Si vous êtes préoccupé-e-s par les résultats de cette élection et que vous êtes dans une position privilégiée, ne vous limitez pas à ramper dans votre lit, les couvertures remontées jusqu’au nez, comme j’ai pu le voir sur des mèmes. Ne vous isolez pas, en attendant que ça passe. La situation est grave, puisque les moyens des activistes pour s’organiser seront réduits sous l’administration Trump. Aux personnes blanches que je connais, qui ne font pas face à une menace directe pour l’instant, il est temps que nous sortions du banc de touche et que nous nous ajoutions à la masse de celles et ceux qui se battent pour leurs droits et leur vie. Il est désormais impératif de faire preuve de solidarité.
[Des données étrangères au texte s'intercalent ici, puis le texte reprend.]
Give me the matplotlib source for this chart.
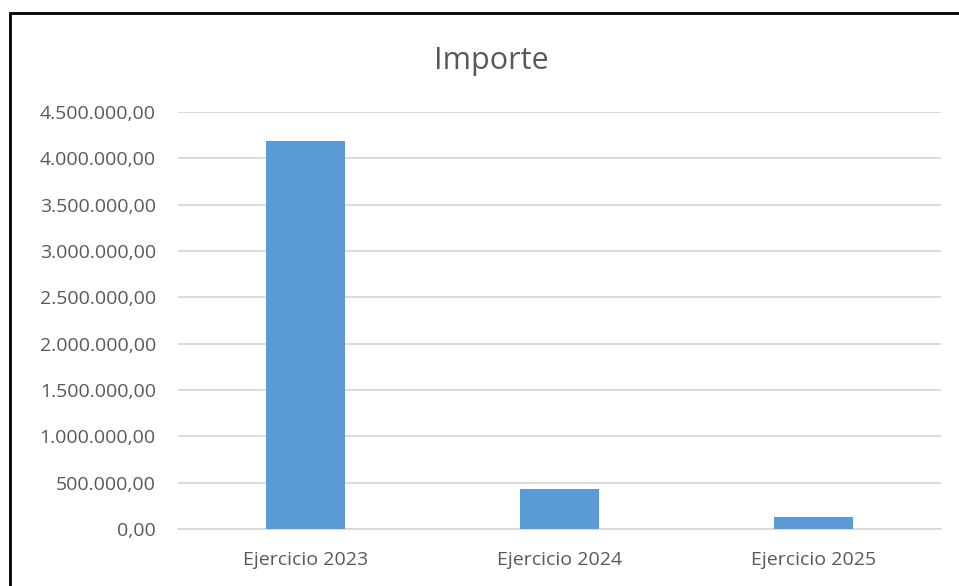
import matplotlib.pyplot as plt
from matplotlib.patches import Rectangle
from matplotlib.ticker import FuncFormatter

# datos del grafico
categorias = ['Ejercicio 2023', 'Ejercicio 2024', 'Ejercicio 2025']
importes = [4190000, 428000, 133000]
ticks_y = [0, 500000, 1000000, 1500000, 2000000, 2500000, 3000000, 3500000, 4000000, 4500000]

color_barra = '#5B9BD5'
color_texto = '#595959'
color_rejilla = '#D9D9D9'

plt.rcParams['font.family'] = ['Open Sans', 'DejaVu Sans']

fig = plt.figure(figsize=(9.59, 5.86), dpi=100)
ax = fig.add_axes([178 / 959, 1 - 529 / 586, (941 - 178) / 959, (529 - 112) / 586])

ax.bar(categorias, importes, width=0.31, color=color_barra, zorder=3)
ax.set_xlim(-0.5, 2.5)
ax.set_ylim(0, 4500000)
ax.set_yticks(ticks_y)


def formato_es(v, pos):
    # formato espanol: punto para miles, coma para decimales
    s = f'{v:,.2f}'
    return s.replace(',', 'X').replace('.', ',').replace('X', '.')


ax.yaxis.set_major_formatter(FuncFormatter(formato_es))
ax.grid(axis='y', color=color_rejilla, linewidth=1.3, zorder=0)
for lado in ['top', 'right', 'left']:
    ax.spines[lado].set_visible(False)
ax.spines['bottom'].set_color(color_rejilla)
ax.spines['bottom'].set_linewidth(1.3)
ax.tick_params(axis='both', length=0, colors=color_texto, labelsize=14)
ax.tick_params(axis='y', pad=16)
ax.tick_params(axis='x', pad=16)

fig.text(491 / 959, 1 - 61 / 586, 'Importe', ha='center', va='center',
         fontsize=22, color=color_texto)

# marco negro alrededor de la figura
fig.patches.append(Rectangle((9.5 / 959, -0.1), 1.2, 1 - 12.5 / 586 + 0.1,
                             transform=fig.transFigure, fill=False,
                             edgecolor='black', linewidth=2, clip_on=False))

plt.savefig('out.png', dpi=100)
Voici venu le temps pour celles et ceux qui se sont engagé-e-s en tant qu’allié-e-s de s’impliquer, discuter, de s’unir, s’organiser et se battre pour celles et ceux qu’ils aiment, mais aussi pour ces parfait-e-s étrangers et étrangères qui sont concerné-e-s. Comme Angela Davis l’écrivait : « La liberté est une lutte constante », et elle a toujours été laissée aux mains du peuple. Plus que jamais, il est important que nous nous mobilisions.